* **Data section**
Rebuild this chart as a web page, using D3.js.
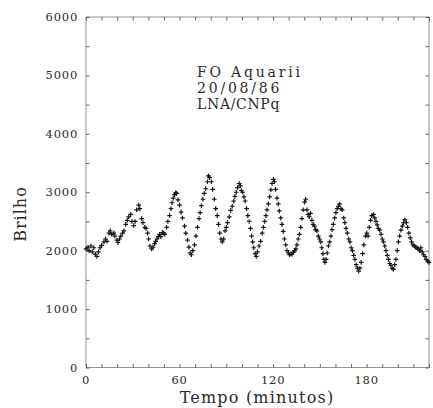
<!DOCTYPE html>
<html>
<head>
<meta charset="utf-8">
<script src="https://cdn.jsdelivr.net/npm/d3@7"></script>
<style>
  body { margin: 0; background: #ffffff; }
  svg text { fill: #2a2a2a; }
</style>
</head>
<body>
<div id="chart"></div>
<script>
var tempo = [
  0, 1.3, 2, 3.2, 4, 5, 6, 7, 8, 9, 10, 11.5, 12.5, 13.5, 14.7, 15.5, 16.5, 17.9, 18.5, 19.8,
  20.5, 21.5, 22.3, 23.5, 24.3, 25.5, 26.5, 27.4, 28.7, 29.5, 30.6, 31.5, 32.5, 33.8, 34.5, 35.7, 36.5, 37.7, 38.5, 39.5,
  40.2, 41, 42.1, 43, 44, 44.7, 45.5, 46.5, 47.2, 48, 49, 49.8, 50.5, 51.7, 52.5, 53.6, 54.5, 55.2, 56, 56.8,
  57.5, 58.1, 59, 60, 61, 61.9, 63.2, 64, 65.1, 66, 66.8, 67.6, 68.5, 69.6, 70.5, 71.5, 72.5, 73.2, 74, 75,
  75.9, 76.8, 77.9, 78.5, 79.2, 80.4, 81.2, 82.3, 83.2, 84.2, 85, 85.8, 86.6, 87.4, 88.3, 89.2, 90, 90.8, 91.9, 92.8,
  93.8, 94.7, 95.5, 96.4, 97.2, 98.3, 99, 99.6, 100.5, 101.3, 102.1, 103, 103.8, 104.7, 105.5, 106.2, 106.9, 107.6, 108.5, 109.2,
  110, 111, 112, 113, 113.8, 114.6, 115.4, 116.1, 117, 117.8, 118.6, 119.3, 120.2, 120.8, 121.6, 122.5, 123.3, 124, 124.9, 125.7,
  126.5, 127.3, 128.1, 128.9, 129.8, 130.6, 131.4, 132.1, 133, 133.8, 134.6, 135.3, 136.1, 136.9, 137.7, 138.5, 139.3, 140.2, 140.9, 141.7,
  142.4, 143.2, 144, 144.9, 145.7, 146.5, 147.3, 148.1, 149, 149.8, 150.6, 151.2, 152, 152.6, 153.2, 154, 154.7, 155.5, 156.3, 157.1,
  157.8, 158.6, 159.5, 160.3, 161.1, 161.9, 162.7, 163.5, 164.3, 165.3, 166, 166.8, 167.6, 168.5, 169.3, 170.1, 170.9, 171.7, 172.5, 173.3,
  174.1, 174.9, 175.7, 176.5, 177.4, 178.2, 179.3, 180.1, 180.9, 181.7, 182.5, 183.3, 184.4, 185.2, 186, 186.8, 187.6, 188.4, 189.2, 190,
  190.8, 191.6, 192.4, 193.2, 194, 194.8, 195.6, 196.4, 197.2, 198, 198.8, 199.6, 200.4, 201.2, 202, 202.9, 203.7, 204.5, 205.5, 206.3,
  207.1, 208, 208.8, 209.7, 210.6, 211.4, 212.2, 213.1, 214, 214.8, 215.7, 216.5, 217.4, 218.3, 219.2, 220
];
var brilho = [
  2030, 2060, 2000, 2080, 1980, 2050, 1940, 1900, 1980, 2050, 2090, 2150, 2200, 2160, 2300, 2340, 2280, 2300, 2250, 2180,
  2140, 2200, 2250, 2300, 2340, 2450, 2520, 2580, 2620, 2500, 2430, 2500, 2700, 2780, 2720, 2550, 2480, 2400, 2380, 2300,
  2200, 2080, 2030, 2060, 2120, 2160, 2200, 2240, 2280, 2240, 2310, 2300, 2280, 2400, 2500, 2600, 2720, 2820, 2900, 2960,
  2990, 2980, 2870, 2780, 2660, 2560, 2420, 2300, 2180, 2060, 1960, 1930, 2000, 2100, 2250, 2400, 2550, 2650, 2770, 2880,
  2980, 3060, 3180, 3280, 3250, 3180, 3050, 2880, 2720, 2600, 2450, 2300, 2200, 2150, 2200, 2340, 2400, 2480, 2580, 2690,
  2760, 2850, 2930, 3000, 3080, 3150, 3110, 3030, 3000, 2920, 2850, 2720, 2600, 2500, 2380, 2250, 2150, 2050, 1950, 1900,
  1980, 2080, 2160, 2300, 2400, 2500, 2600, 2700, 2800, 2920, 3040, 3150, 3220, 3180, 3050, 2900, 2800, 2680, 2560, 2450,
  2330, 2200, 2100, 2000, 1960, 1930, 1950, 1940, 1970, 2000, 2030, 2100, 2200, 2280, 2400, 2550, 2700, 2830, 2880, 2700,
  2620, 2580, 2640, 2520, 2450, 2420, 2360, 2340, 2250, 2200, 2150, 2050, 1950, 1850, 1800, 1850, 1960, 2080, 2150, 2250,
  2360, 2450, 2560, 2650, 2720, 2760, 2800, 2720, 2700, 2560, 2480, 2380, 2300, 2200, 2150, 2050, 2000, 1920, 1850, 1760,
  1700, 1650, 1700, 1800, 1950, 2100, 2250, 2300, 2250, 2400, 2520, 2600, 2620, 2560, 2500, 2440, 2380, 2350, 2280, 2200,
  2150, 2080, 2000, 1920, 1850, 1780, 1750, 1700, 1680, 1760, 1850, 2000, 2150, 2250, 2350, 2420, 2480, 2530, 2480, 2400,
  2300, 2220, 2150, 2100, 2080, 2060, 2050, 2030, 2000, 2050, 1980, 1930, 1900, 1850, 1820, 1800
];
var xTicks = [0, 60, 120, 180];
var yTicks = [0, 1000, 2000, 3000, 4000, 5000, 6000];
var rotulo = ["FO Aquarii", "20/08/86", "LNA/CNPq"];

var W = 433, H = 408,
    mLeft = 86, mRight = 429, mTop = 17, mBottom = 367.5;

var svg = d3.select("#chart").append("svg")
    .attr("width", W).attr("height", H);

var x = d3.scaleLinear().domain([0, 220]).range([mLeft, mRight]);
var y = d3.scaleLinear().domain([0, 6000]).range([mBottom, mTop]);

var minorX = d3.range(0, 221, 10),
    minorY = d3.range(0, 6001, 500);

// moldura com tracos para dentro
svg.append("rect")
    .attr("x", mLeft).attr("y", mTop)
    .attr("width", mRight - mLeft).attr("height", mBottom - mTop)
    .attr("fill", "none")
    .attr("stroke", "#888").attr("stroke-width", 0.9);

var ax = [
  d3.axisBottom(x).tickValues(minorX).tickSize(-3.5).tickFormat(""),
  d3.axisTop(x).tickValues(minorX).tickSize(-3.5).tickFormat(""),
  d3.axisLeft(y).tickValues(minorY).tickSize(-3.5).tickFormat(""),
  d3.axisRight(y).tickValues(minorY).tickSize(-3.5).tickFormat("")
];
var pos = ["translate(0," + mBottom + ")", "translate(0," + mTop + ")",
           "translate(" + mLeft + ",0)", "translate(" + mRight + ",0)"];
ax.forEach(function(a, i){
  var g = svg.append("g").attr("transform", pos[i]).call(a);
  g.select(".domain").remove();
  g.selectAll("line").attr("stroke", "#555").attr("stroke-width", 0.9);
});

// rotulos dos eixos
svg.append("g").selectAll("text")
   .data(xTicks).enter().append("text")
   .attr("x", function(d){ return x(d); })
   .attr("y", 384)
   .attr("text-anchor", "middle")
   .style("font-family", "DejaVu Serif")
   .style("font-size", "11.5px")
   .style("letter-spacing", "0.8px")
   .text(function(d){ return d; });

svg.append("g").selectAll("text")
   .data(yTicks).enter().append("text")
   .attr("x", 78)
   .attr("y", function(d){ return y(d) + 4; })
   .attr("text-anchor", "end")
   .style("font-family", "DejaVu Serif")
   .style("font-size", "11.5px")
   .style("letter-spacing", "0.8px")
   .text(function(d){ return d; });

svg.append("text")
   .attr("x", 257).attr("y", 403)
   .attr("text-anchor", "middle")
   .style("font-family", "DejaVu Serif")
   .style("font-size", "16px")
   .style("letter-spacing", "1.2px")
   .text("Tempo (minutos)");

svg.append("text")
   .attr("transform", "translate(26,214) rotate(-90)")
   .attr("text-anchor", "middle")
   .style("font-family", "DejaVu Serif")
   .style("font-size", "16px")
   .style("letter-spacing", "1px")
   .text("Brilho");

// anotacao
svg.append("g").selectAll("text")
   .data(rotulo).enter().append("text")
   .attr("x", 197)
   .attr("y", function(d, i){ return 77 + i * 16; })
   .attr("textLength", function(d){ return d.length * 10.3; })
   .attr("lengthAdjust", "spacing")
   .style("font-family", "DejaVu Serif")
   .style("font-size", "14px")
   .text(function(d){ return d; });

// pontos (+)
var pts = tempo.map(function(t, i){ return [t, brilho[i]]; });
svg.append("g").selectAll("path")
   .data(pts).enter().append("path")
   .attr("transform", function(d){ return "translate(" + x(d[0]) + "," + y(d[1]) + ")"; })
   .attr("d", "M-2.3,0H2.3M0,-2.3V2.3")
   .attr("stroke", "#151515")
   .attr("stroke-width", 1.2)
   .attr("fill", "none");
</script>
</body>
</html>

* **Instructions to follow**
Using the data above, copy each line that contains "chart".

* **Result of this task**
Rebuild this chart as a web page, using D3.js.
<div id="chart"></div>
var svg = d3.select("#chart").append("svg")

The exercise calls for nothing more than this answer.